Namun diskusi pro dan kontra ini juga dapat membawa hikmah, bila kita mampu mengelolanya dengan baik dengan mengubah segala tantangan yang ditujukan kepada lembaga keuangan syariah sebagai katalisator/akselerator perbaikan layanan dan produk keuangan syariah. Di sisi lain, pengambilan keputusan yang tergesa-gesa dapat menjadi ujian reputasi kebijakan Pemerintah Aceh, sekaligus ujian konsistensi penerapan syariah Islam di bumi Serambi Mekkah. Dengan latar belakang ini, kami mencoba menyusun tulisan yang semoga dapat menambah wawasan dan memperbaharui cara pikir kita dalam menyikapi dinamika yang terjadi terkait implementasi beleid tersebut.
Toleransi Implementasi Qanun LKS di Tengah “Langit Dan Bumi”
Kami sempat menghadiri salah satu diskusi yang menghadirkan Pemerintah, regulator, akademisi, dan para pelaku usaha. Yang menarik dalam dialog tersebut adalah munculnya istilah “langit dan bumi”. Kami mencoba menerka bahwa kata “langit” seolah merepresentasikan mereka yang pro terhadap implementasi Qanun LKS sesuai dengan tenggat waktunya di 4 Januari 2022, dan “bumi” seolah mewakili mereka yang mengharapkan adanya perpanjangan pemberlakuan qanun tersebut.
Apabila terkaan saya ini betul, maka tidak ada yang perlu dikhawatirkan. Cara pandang mengenai “langit dan bumi” ini hanya perbedaan mengenai waktu saja. Kalangan langit yang menganggap bahwa perbankan dan lembaga keuangan lain akan siap mengoperasionalkan amanah Qanun LKS pada tanggal 4 Januari 2022.
Di sisi lain, kalangan bumi mengkhawatirkan bahwa lembaga keuangan syariah masih memerlukan tambahan waktu untuk dapat melayani seluruh kebutuhan transaksi masyarakat Aceh. Cuma itu saja. Cuma perkara waktu.

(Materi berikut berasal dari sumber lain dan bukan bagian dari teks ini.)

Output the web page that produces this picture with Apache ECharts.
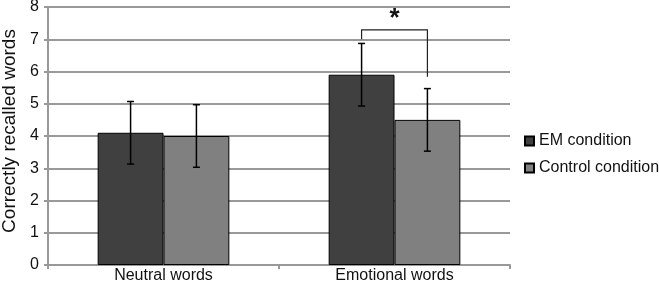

Namun akan lain halnya apabila cara pikir tentang “langit dan bumi” berasal dari adanya perbedaan tentang urgensi untuk segera menghindari riba. Kalangan langit beranggapan bahwa riba ini persoalan yang esensial yang perlu segera dihindari, dan didasarkan dari larangan praktek ekonomi/keuangan ribawi yang telah ditegaskan oleh Al Quran dan hadits. Saya secara pribadi melihat, kita sudah terlambat belasan, puluhan, bahkan ratusan tahun! Fatwa MUI No. 1 tahun 2004 tentang Bunga telah menetapkan bahwa praktek pembungaan uang saat ini telah memenuhi kriteria riba nasi’ah, dan oleh karenanya haram dipraktekkan oleh lembaga keuangan. Bank Muamalat sebagai “bank pertama murni syariah” sendiri telah didirikan sejak 1 November 1991.
Di Aceh, Majelis Permusyawaratan Ulama (MPU) telah mengeluarkan Fatwa No. 11 tahun 2013 tentang Kearifan Lokal Ekonomi Syariah, dan kemudian diperkuat dengan Qanun No. 8 Tahun 2014 tentang Pokok-Pokok Syariat Islam yang mengharapkan pelaksanaan bidang muamalah di Aceh bebas dari maisir (judi), gharar (penipuan), tadlis (samar-samar), spekulasi, monopoli dan riba. Artinya, di tahun 2020 ini, sebenarnya kita sudah terlambat sangat lama untuk mencoba menerapkan prinsip syariah Islam pada bidang ekonomi dan keuangan. Apalagi apabila rujukan yang kita pakai adalah Al Quran, atau hadis Nabi, mungkin kita sudah terlambat ribuan tahun untuk segera memulai ikhtiar menerapkan nilai Islam dalam bidang muamalah. Di sisi lain, Aceh sudah punya kesempatan untuk melahirkan dan menerapkan Qanun LKS segera setelah lahirnya Undang-Undang No. 44 tahun 1999 tentang Penyelenggaraan Keistimewaan Provinsi Aceh, atau setidaknya setelah lahirnya Undang-Undang No. 11 Tahun 2006 tentang Pemerintahan Aceh.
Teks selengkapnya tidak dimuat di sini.